◆ Exercise aim ◆
Transcribe all of the material below word for word and leave out its pictures.
##########
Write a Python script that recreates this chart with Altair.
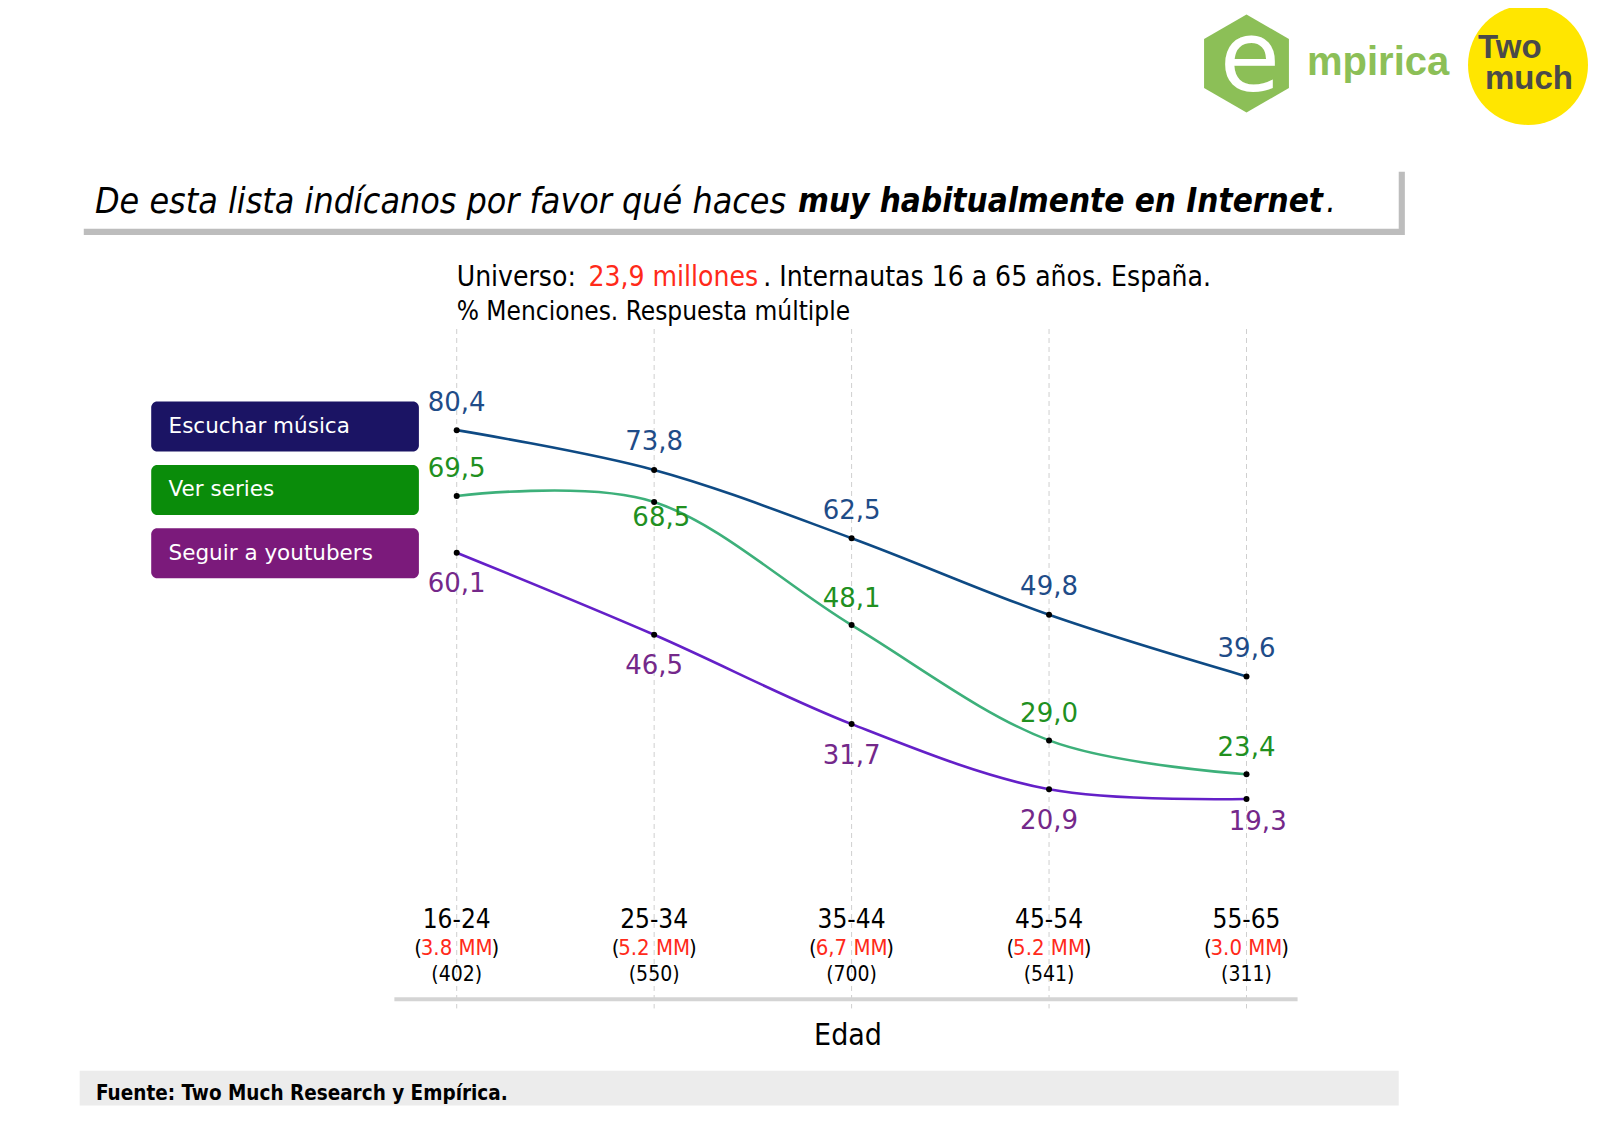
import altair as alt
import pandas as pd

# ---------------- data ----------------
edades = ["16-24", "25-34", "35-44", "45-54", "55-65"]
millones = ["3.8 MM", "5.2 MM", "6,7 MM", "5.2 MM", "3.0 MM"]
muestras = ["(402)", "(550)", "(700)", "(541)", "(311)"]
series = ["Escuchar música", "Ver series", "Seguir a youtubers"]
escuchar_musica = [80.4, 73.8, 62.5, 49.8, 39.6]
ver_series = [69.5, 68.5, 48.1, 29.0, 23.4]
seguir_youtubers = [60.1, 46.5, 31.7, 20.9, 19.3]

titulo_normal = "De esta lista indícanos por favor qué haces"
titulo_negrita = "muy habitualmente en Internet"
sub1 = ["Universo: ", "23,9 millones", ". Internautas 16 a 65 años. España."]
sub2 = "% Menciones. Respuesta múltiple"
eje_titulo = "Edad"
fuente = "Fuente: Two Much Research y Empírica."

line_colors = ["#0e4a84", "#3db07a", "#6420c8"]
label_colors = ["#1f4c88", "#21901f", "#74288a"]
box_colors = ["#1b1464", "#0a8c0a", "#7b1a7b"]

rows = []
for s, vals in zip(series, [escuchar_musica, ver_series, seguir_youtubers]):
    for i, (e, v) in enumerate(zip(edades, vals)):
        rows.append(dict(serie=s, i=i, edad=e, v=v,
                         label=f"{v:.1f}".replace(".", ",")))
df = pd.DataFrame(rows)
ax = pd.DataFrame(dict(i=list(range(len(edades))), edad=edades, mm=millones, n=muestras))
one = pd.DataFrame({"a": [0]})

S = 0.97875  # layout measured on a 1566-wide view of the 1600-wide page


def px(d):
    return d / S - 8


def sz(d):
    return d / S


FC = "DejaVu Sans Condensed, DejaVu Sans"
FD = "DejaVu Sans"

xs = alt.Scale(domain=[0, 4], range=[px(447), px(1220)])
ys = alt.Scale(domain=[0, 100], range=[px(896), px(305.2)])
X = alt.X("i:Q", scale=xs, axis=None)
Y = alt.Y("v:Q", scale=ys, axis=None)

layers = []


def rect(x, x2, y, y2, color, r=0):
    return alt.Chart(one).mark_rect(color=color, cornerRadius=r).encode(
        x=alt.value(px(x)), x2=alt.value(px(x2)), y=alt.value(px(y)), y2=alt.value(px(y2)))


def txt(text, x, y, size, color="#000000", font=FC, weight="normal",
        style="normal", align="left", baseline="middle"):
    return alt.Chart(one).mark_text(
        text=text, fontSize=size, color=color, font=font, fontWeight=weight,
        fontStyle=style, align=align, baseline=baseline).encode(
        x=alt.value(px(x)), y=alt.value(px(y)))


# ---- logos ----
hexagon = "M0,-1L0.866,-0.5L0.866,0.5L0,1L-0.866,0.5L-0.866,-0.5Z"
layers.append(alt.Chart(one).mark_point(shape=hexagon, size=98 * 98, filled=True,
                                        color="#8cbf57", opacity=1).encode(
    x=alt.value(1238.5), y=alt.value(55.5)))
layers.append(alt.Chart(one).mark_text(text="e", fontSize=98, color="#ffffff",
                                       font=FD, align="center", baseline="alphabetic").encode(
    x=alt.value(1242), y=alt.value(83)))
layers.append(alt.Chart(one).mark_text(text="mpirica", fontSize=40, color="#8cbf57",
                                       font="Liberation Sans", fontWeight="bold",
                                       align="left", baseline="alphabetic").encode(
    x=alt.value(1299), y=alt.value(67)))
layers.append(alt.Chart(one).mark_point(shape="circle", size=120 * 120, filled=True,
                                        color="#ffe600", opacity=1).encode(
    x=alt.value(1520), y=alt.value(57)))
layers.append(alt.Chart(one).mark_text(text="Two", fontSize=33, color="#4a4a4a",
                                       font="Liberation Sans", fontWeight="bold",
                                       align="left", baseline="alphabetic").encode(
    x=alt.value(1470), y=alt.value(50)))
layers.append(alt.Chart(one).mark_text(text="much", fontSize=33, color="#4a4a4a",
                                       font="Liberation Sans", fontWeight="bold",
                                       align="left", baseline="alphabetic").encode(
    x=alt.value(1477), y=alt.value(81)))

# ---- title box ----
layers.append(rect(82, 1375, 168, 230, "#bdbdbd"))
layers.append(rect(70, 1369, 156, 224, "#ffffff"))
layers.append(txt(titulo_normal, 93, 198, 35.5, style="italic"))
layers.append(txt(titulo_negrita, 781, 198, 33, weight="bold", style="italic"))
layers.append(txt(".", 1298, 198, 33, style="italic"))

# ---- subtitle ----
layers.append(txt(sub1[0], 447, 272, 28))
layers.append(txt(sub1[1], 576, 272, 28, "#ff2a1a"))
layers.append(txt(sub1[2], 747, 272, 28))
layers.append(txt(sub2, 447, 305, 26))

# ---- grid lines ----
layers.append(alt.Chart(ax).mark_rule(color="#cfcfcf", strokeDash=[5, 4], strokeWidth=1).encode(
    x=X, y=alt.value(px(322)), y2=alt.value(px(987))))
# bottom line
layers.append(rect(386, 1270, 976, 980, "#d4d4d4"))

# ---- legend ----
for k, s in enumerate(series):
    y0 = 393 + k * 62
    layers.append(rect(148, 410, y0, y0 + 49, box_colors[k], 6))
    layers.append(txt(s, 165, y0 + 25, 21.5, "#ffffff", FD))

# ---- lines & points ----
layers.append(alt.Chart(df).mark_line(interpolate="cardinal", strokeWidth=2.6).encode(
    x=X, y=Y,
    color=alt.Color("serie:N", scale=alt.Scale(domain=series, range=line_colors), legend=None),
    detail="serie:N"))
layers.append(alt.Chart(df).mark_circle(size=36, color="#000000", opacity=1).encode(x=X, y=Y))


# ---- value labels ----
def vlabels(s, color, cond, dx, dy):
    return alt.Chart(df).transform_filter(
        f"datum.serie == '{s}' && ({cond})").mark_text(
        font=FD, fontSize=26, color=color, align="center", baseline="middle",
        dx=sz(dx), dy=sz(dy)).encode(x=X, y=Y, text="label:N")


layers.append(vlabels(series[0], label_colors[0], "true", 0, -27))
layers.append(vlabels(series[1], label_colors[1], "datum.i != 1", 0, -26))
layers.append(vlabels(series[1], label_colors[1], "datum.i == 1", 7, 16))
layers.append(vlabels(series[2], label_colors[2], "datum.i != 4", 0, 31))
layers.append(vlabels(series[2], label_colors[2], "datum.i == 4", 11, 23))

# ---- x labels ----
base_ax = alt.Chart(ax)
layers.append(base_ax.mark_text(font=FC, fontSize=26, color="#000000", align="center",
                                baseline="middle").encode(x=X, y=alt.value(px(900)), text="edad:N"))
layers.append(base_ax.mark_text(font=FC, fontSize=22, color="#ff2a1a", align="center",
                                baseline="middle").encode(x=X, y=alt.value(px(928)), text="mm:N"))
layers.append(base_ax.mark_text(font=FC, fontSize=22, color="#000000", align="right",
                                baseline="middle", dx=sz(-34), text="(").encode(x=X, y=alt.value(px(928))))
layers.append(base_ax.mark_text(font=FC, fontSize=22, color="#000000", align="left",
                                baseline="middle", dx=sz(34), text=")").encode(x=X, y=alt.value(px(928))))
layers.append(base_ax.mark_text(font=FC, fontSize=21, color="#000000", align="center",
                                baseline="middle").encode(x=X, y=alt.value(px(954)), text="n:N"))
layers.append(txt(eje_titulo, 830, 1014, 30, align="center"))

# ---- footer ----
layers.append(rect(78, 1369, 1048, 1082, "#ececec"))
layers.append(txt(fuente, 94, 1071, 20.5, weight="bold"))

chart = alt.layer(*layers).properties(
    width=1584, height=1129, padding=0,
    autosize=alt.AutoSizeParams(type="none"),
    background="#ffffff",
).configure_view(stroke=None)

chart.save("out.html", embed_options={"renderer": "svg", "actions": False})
##########
◆ Solution ◆
Write a Python script that recreates this chart with Altair.
import altair as alt
import pandas as pd

# ---------------- data ----------------
edades = ["16-24", "25-34", "35-44", "45-54", "55-65"]
millones = ["3.8 MM", "5.2 MM", "6,7 MM", "5.2 MM", "3.0 MM"]
muestras = ["(402)", "(550)", "(700)", "(541)", "(311)"]
series = ["Escuchar música", "Ver series", "Seguir a youtubers"]
escuchar_musica = [80.4, 73.8, 62.5, 49.8, 39.6]
ver_series = [69.5, 68.5, 48.1, 29.0, 23.4]
seguir_youtubers = [60.1, 46.5, 31.7, 20.9, 19.3]

titulo_normal = "De esta lista indícanos por favor qué haces"
titulo_negrita = "muy habitualmente en Internet"
sub1 = ["Universo: ", "23,9 millones", ". Internautas 16 a 65 años. España."]
sub2 = "% Menciones. Respuesta múltiple"
eje_titulo = "Edad"
fuente = "Fuente: Two Much Research y Empírica."

line_colors = ["#0e4a84", "#3db07a", "#6420c8"]
label_colors = ["#1f4c88", "#21901f", "#74288a"]
box_colors = ["#1b1464", "#0a8c0a", "#7b1a7b"]

rows = []
for s, vals in zip(series, [escuchar_musica, ver_series, seguir_youtubers]):
    for i, (e, v) in enumerate(zip(edades, vals)):
        rows.append(dict(serie=s, i=i, edad=e, v=v,
                         label=f"{v:.1f}".replace(".", ",")))
df = pd.DataFrame(rows)
ax = pd.DataFrame(dict(i=list(range(len(edades))), edad=edades, mm=millones, n=muestras))
one = pd.DataFrame({"a": [0]})

S = 0.97875  # layout measured on a 1566-wide view of the 1600-wide page


def px(d):
    return d / S - 8


def sz(d):
    return d / S


FC = "DejaVu Sans Condensed, DejaVu Sans"
FD = "DejaVu Sans"

xs = alt.Scale(domain=[0, 4], range=[px(447), px(1220)])
ys = alt.Scale(domain=[0, 100], range=[px(896), px(305.2)])
X = alt.X("i:Q", scale=xs, axis=None)
Y = alt.Y("v:Q", scale=ys, axis=None)

layers = []


def rect(x, x2, y, y2, color, r=0):
    return alt.Chart(one).mark_rect(color=color, cornerRadius=r).encode(
        x=alt.value(px(x)), x2=alt.value(px(x2)), y=alt.value(px(y)), y2=alt.value(px(y2)))


def txt(text, x, y, size, color="#000000", font=FC, weight="normal",
        style="normal", align="left", baseline="middle"):
    return alt.Chart(one).mark_text(
        text=text, fontSize=size, color=color, font=font, fontWeight=weight,
        fontStyle=style, align=align, baseline=baseline).encode(
        x=alt.value(px(x)), y=alt.value(px(y)))


# ---- logos ----
hexagon = "M0,-1L0.866,-0.5L0.866,0.5L0,1L-0.866,0.5L-0.866,-0.5Z"
layers.append(alt.Chart(one).mark_point(shape=hexagon, size=98 * 98, filled=True,
                                        color="#8cbf57", opacity=1).encode(
    x=alt.value(1238.5), y=alt.value(55.5)))
layers.append(alt.Chart(one).mark_text(text="e", fontSize=98, color="#ffffff",
                                       font=FD, align="center", baseline="alphabetic").encode(
    x=alt.value(1242), y=alt.value(83)))
layers.append(alt.Chart(one).mark_text(text="mpirica", fontSize=40, color="#8cbf57",
                                       font="Liberation Sans", fontWeight="bold",
                                       align="left", baseline="alphabetic").encode(
    x=alt.value(1299), y=alt.value(67)))
layers.append(alt.Chart(one).mark_point(shape="circle", size=120 * 120, filled=True,
                                        color="#ffe600", opacity=1).encode(
    x=alt.value(1520), y=alt.value(57)))
layers.append(alt.Chart(one).mark_text(text="Two", fontSize=33, color="#4a4a4a",
                                       font="Liberation Sans", fontWeight="bold",
                                       align="left", baseline="alphabetic").encode(
    x=alt.value(1470), y=alt.value(50)))
layers.append(alt.Chart(one).mark_text(text="much", fontSize=33, color="#4a4a4a",
                                       font="Liberation Sans", fontWeight="bold",
                                       align="left", baseline="alphabetic").encode(
    x=alt.value(1477), y=alt.value(81)))

# ---- title box ----
layers.append(rect(82, 1375, 168, 230, "#bdbdbd"))
layers.append(rect(70, 1369, 156, 224, "#ffffff"))
layers.append(txt(titulo_normal, 93, 198, 35.5, style="italic"))
layers.append(txt(titulo_negrita, 781, 198, 33, weight="bold", style="italic"))
layers.append(txt(".", 1298, 198, 33, style="italic"))

# ---- subtitle ----
layers.append(txt(sub1[0], 447, 272, 28))
layers.append(txt(sub1[1], 576, 272, 28, "#ff2a1a"))
layers.append(txt(sub1[2], 747, 272, 28))
layers.append(txt(sub2, 447, 305, 26))

# ---- grid lines ----
layers.append(alt.Chart(ax).mark_rule(color="#cfcfcf", strokeDash=[5, 4], strokeWidth=1).encode(
    x=X, y=alt.value(px(322)), y2=alt.value(px(987))))
# bottom line
layers.append(rect(386, 1270, 976, 980, "#d4d4d4"))

# ---- legend ----
for k, s in enumerate(series):
    y0 = 393 + k * 62
    layers.append(rect(148, 410, y0, y0 + 49, box_colors[k], 6))
    layers.append(txt(s, 165, y0 + 25, 21.5, "#ffffff", FD))

# ---- lines & points ----
layers.append(alt.Chart(df).mark_line(interpolate="cardinal", strokeWidth=2.6).encode(
    x=X, y=Y,
    color=alt.Color("serie:N", scale=alt.Scale(domain=series, range=line_colors), legend=None),
    detail="serie:N"))
layers.append(alt.Chart(df).mark_circle(size=36, color="#000000", opacity=1).encode(x=X, y=Y))


# ---- value labels ----
def vlabels(s, color, cond, dx, dy):
    return alt.Chart(df).transform_filter(
        f"datum.serie == '{s}' && ({cond})").mark_text(
        font=FD, fontSize=26, color=color, align="center", baseline="middle",
        dx=sz(dx), dy=sz(dy)).encode(x=X, y=Y, text="label:N")


layers.append(vlabels(series[0], label_colors[0], "true", 0, -27))
layers.append(vlabels(series[1], label_colors[1], "datum.i != 1", 0, -26))
layers.append(vlabels(series[1], label_colors[1], "datum.i == 1", 7, 16))
layers.append(vlabels(series[2], label_colors[2], "datum.i != 4", 0, 31))
layers.append(vlabels(series[2], label_colors[2], "datum.i == 4", 11, 23))

# ---- x labels ----
base_ax = alt.Chart(ax)
layers.append(base_ax.mark_text(font=FC, fontSize=26, color="#000000", align="center",
                                baseline="middle").encode(x=X, y=alt.value(px(900)), text="edad:N"))
layers.append(base_ax.mark_text(font=FC, fontSize=22, color="#ff2a1a", align="center",
                                baseline="middle").encode(x=X, y=alt.value(px(928)), text="mm:N"))
layers.append(base_ax.mark_text(font=FC, fontSize=22, color="#000000", align="right",
                                baseline="middle", dx=sz(-34), text="(").encode(x=X, y=alt.value(px(928))))
layers.append(base_ax.mark_text(font=FC, fontSize=22, color="#000000", align="left",
                                baseline="middle", dx=sz(34), text=")").encode(x=X, y=alt.value(px(928))))
layers.append(base_ax.mark_text(font=FC, fontSize=21, color="#000000", align="center",
                                baseline="middle").encode(x=X, y=alt.value(px(954)), text="n:N"))
layers.append(txt(eje_titulo, 830, 1014, 30, align="center"))

# ---- footer ----
layers.append(rect(78, 1369, 1048, 1082, "#ececec"))
layers.append(txt(fuente, 94, 1071, 20.5, weight="bold"))

chart = alt.layer(*layers).properties(
    width=1584, height=1129, padding=0,
    autosize=alt.AutoSizeParams(type="none"),
    background="#ffffff",
).configure_view(stroke=None)

chart.save("out.html", embed_options={"renderer": "svg", "actions": False})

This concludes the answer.